Monday, January 28, 2013

It was the best times. It was the worst of times.


If my boys had read Dickens, this is what they would have said Friday.  It seems there is a bit of a pandemic in my house.  I am not sure where the epidemic started, but believe me it's here.  We have a house filled with cutie little liars.  Sweet little liars that looked me in the face, straight into my eyes and lied.

Now I know you are going to say, don't overreact. Kids lie. It's part of growing up.  Those are both true statements. Kids lie.  But this to me is a little different.  It started small. Did you leave the milk out? Did you hit your brother. Then it is was did you do your homework to do you have any homework? All the way up to did you download inappropriate material on your iPod or use your DS when you were grounded?

I suppose my issue is not that they lied.  It's given a grace period and grace from punishment, the lie continued.  I guess for the first time in a long time I experienced a test of my ability to provide grace to those who were underserving. Talk about walking the walk.  I had to put my faith where my parenting was.

I let the cutie little liars see what their actions can do to people.  They saw me cry.

Those of you who know me, know I don't cry.  Pretty much ever.  I don't know other than for pain if my kids have ever seen me cry. Especially because I was sad, and certainly not for something they did.

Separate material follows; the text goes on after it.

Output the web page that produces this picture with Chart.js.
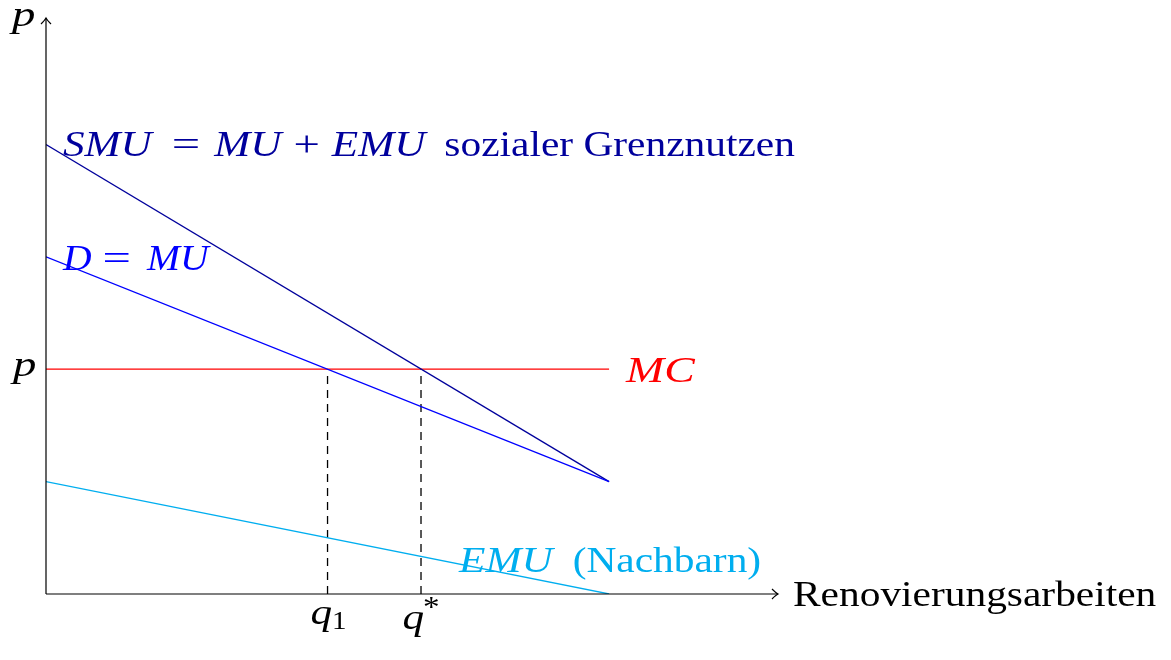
<!DOCTYPE html>
<html>
<head>
<meta charset="utf-8">
<script src="https://cdn.jsdelivr.net/npm/chart.js@4/dist/chart.umd.min.js"></script>
<style>
  html, body { margin: 0; padding: 0; background: #fff; }
  #wrap { width: 1171px; height: 660px; position: relative; }
</style>
</head>
<body>
<div id="wrap"><canvas id="chart"></canvas></div>
<script>
// quantity endpoints of the curves
const curveX = [0, 5];
const smuValues = [4, 1];      // SMU = MU + EMU
const demandValues = [3, 1];   // D = MU
const emuValues = [1, 0];      // EMU (Nachbarn)
const mcValues = [2, 2];       // MC
const priceLevel = 2;
const qMarks = [2.5, 3.33];
const qLabels = ['q1', 'q*'];
const xMax = 6.5;
const yMax = 5.125;

const navy = '#00009c';
const blue = '#0000ff';
const red = '#ff0000';
const cyan = '#00aeef';

const FONT = '"Liberation Serif", "Times New Roman", serif';
const SIZE = 36;
const UP = 1.15;   // widen upright text towards Computer Modern
const IT = 1.2;    // widen math italic

function pts(ys) {
    return curveX.map((x, i) => ({ x: x, y: ys[i] }));
}

function lineSet(data, color, dash) {
    return {
        data: data,
        showLine: true,
        borderColor: color,
        borderWidth: 1.3,
        borderDash: dash || [],
        pointRadius: 0,
        fill: false,
        tension: 0
    };
}

const datasets = [
    lineSet(pts(emuValues), cyan),
    lineSet(pts(demandValues), blue),
    lineSet(pts(smuValues), navy),
    lineSet(pts(mcValues), red),
    ...qMarks.map(q => lineSet([{ x: q, y: 0 }, { x: q, y: priceLevel }], '#000', [8, 6]))
];

// draw segments of mixed italic / upright text, each stretched horizontally
function drawRich(ctx, parts, x, y, color) {
    ctx.fillStyle = color;
    ctx.textBaseline = 'alphabetic';
    ctx.textAlign = 'left';
    parts.forEach(p => {
        ctx.font = (p.i ? 'italic ' : '') + (p.s || SIZE) + 'px ' + FONT;
        const k = p.k || (p.i ? IT : UP);
        ctx.save();
        ctx.translate(x, y + (p.dy || 0));
        ctx.scale(k, 1);
        ctx.fillText(p.t, 0, 0);
        ctx.restore();
        x += ctx.measureText(p.t).width * k + (p.gap || 0);
    });
    return x;
}

function textWidth(ctx, parts) {
    let w = 0;
    parts.forEach(p => {
        ctx.font = (p.i ? 'italic ' : '') + (p.s || SIZE) + 'px ' + FONT;
        w += ctx.measureText(p.t).width * (p.k || (p.i ? IT : UP)) + (p.gap || 0);
    });
    return w;
}

function arrowHead(ctx, x, y, dir) {
    ctx.save();
    ctx.translate(x, y);
    ctx.rotate(dir);
    ctx.beginPath();
    ctx.moveTo(-6, -5);
    ctx.quadraticCurveTo(-2, -1, 0, 0);
    ctx.quadraticCurveTo(-2, 1, -6, 5);
    ctx.stroke();
    ctx.restore();
}

const overlay = {
    id: 'overlay',
    afterDatasetsDraw(chart) {
        const ctx = chart.ctx;
        const xs = chart.scales.x, ys = chart.scales.y;
        const x0 = xs.getPixelForValue(0), y0 = ys.getPixelForValue(0);
        const xEnd = xs.getPixelForValue(xMax), yEnd = ys.getPixelForValue(yMax);

        ctx.save();
        ctx.strokeStyle = '#000';
        ctx.lineWidth = 1.2;
        ctx.beginPath();
        ctx.moveTo(x0, y0); ctx.lineTo(xEnd, y0);
        ctx.moveTo(x0, y0); ctx.lineTo(x0, yEnd);
        ctx.stroke();
        arrowHead(ctx, xEnd, y0, 0);
        arrowHead(ctx, x0, yEnd, -Math.PI / 2);

        // axis labels
        drawRich(ctx, [{ t: 'p', i: true, k: 1.3 }], x0 - 34, yEnd + 8, '#000');
        drawRich(ctx, [{ t: 'p', i: true, k: 1.3 }], x0 - 33, ys.getPixelForValue(priceLevel) + 7, '#000');
        drawRich(ctx, [{ t: 'Renovierungsarbeiten' }], xEnd + 15, y0 + 12, '#000');

        // curve labels
        drawRich(ctx, [
            { t: 'SMU', i: true, gap: 20 }, { t: '=', k: 1.4, gap: 14 }, { t: 'MU', i: true, gap: 12 },
            { t: '+', k: 1.3, gap: 12 }, { t: 'EMU', i: true, gap: 19 }, { t: 'sozialer Grenznutzen' }
        ], x0 + 17, ys.getPixelForValue(smuValues[0]) + 12, navy);
        drawRich(ctx, [
            { t: 'D', i: true, k: 1.1, gap: 11 }, { t: '=', k: 1.4, gap: 16 }, { t: 'MU', i: true, k: 1.1 }
        ], x0 + 17, ys.getPixelForValue(demandValues[0]) + 13, blue);
        drawRich(ctx, [{ t: 'MC', i: true, k: 1.27 }], xs.getPixelForValue(curveX[1]) + 17,
            ys.getPixelForValue(mcValues[1]) + 13, red);
        drawRich(ctx, [{ t: 'EMU', i: true, gap: 20 }, { t: '(Nachbarn)' }],
            xs.getPixelForValue(curveX[1]) - 150, ys.getPixelForValue(emuValues[1]) - 22, cyan);

        // quantity ticks
        qMarks.forEach((q, i) => {
            const px = xs.getPixelForValue(q);
            let parts;
            if (qLabels[i] === 'q1') {
                parts = [{ t: 'q', i: true, k: 1.2 }, { t: '1', s: SIZE * 0.7, dy: 5 }];
                drawRich(ctx, parts, px - textWidth(ctx, parts) / 2 + 1, y0 + 30, '#000');
            } else {
                parts = [{ t: 'q', i: true, k: 1.2, gap: -1 }, { t: '*', s: SIZE * 0.8, dy: -13 }];
                drawRich(ctx, parts, px - textWidth(ctx, parts) / 2, y0 + 35, '#000');
            }
        });
        ctx.restore();
    }
};

new Chart(document.getElementById('chart'), {
    type: 'scatter',
    data: { datasets: datasets },
    options: {
        responsive: true,
        maintainAspectRatio: false,
        animation: false,
        layout: { padding: { left: 46, right: 393, top: 18, bottom: 66 } },
        plugins: { legend: { display: false }, tooltip: { enabled: false } },
        scales: {
            x: { type: 'linear', min: 0, max: xMax, display: false },
            y: { type: 'linear', min: 0, max: yMax, display: false }
        }
    },
    plugins: [overlay]
});
</script>
</body>
</html>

The scene played out like this:

Me- "Are you lying?"
Child- "No, Mom. I swear, I am not lying."
Me- "Don't swear. Well, I happen to know you are lying. I have given you 72 hours to come clean with no punishment and now since you are continuing to lie to me, I want you to know that (insert waterworks and pause) you have (sniff, sniff) broken my heart."(I just sat there with my head bowed down and then quietly stood up and walk out of the room.)

Child- "Awww Mommy don't cry. I'm so sorry I lied.  I'll never do it again.  Yes it was me. I did it."

The scene went on a little longer, but the point is it took me not yelling, not screaming and not threatening.  It took real emotions.  Frankly, I was upset to the point of tears.  I didn't stage them. I let myself be emotional in front of my boys.  They saw first hand how there words and actions affected me. And I told them they broke my heart.  It was interesting to me, the breaking of our trust didn't bother them as much as seeing how they had hurt me.

Perhaps, seeing me upset is so much more real to them, than the esoteric idea of trust.  They can't see trust or faith, but they, just like the disciple Thomas, could see my hurt and sadness for what they had done.

I look forward to seeing what this week will bring.  Today is already off to great start with laundry.... I can't wait to see what tomorrow will bring.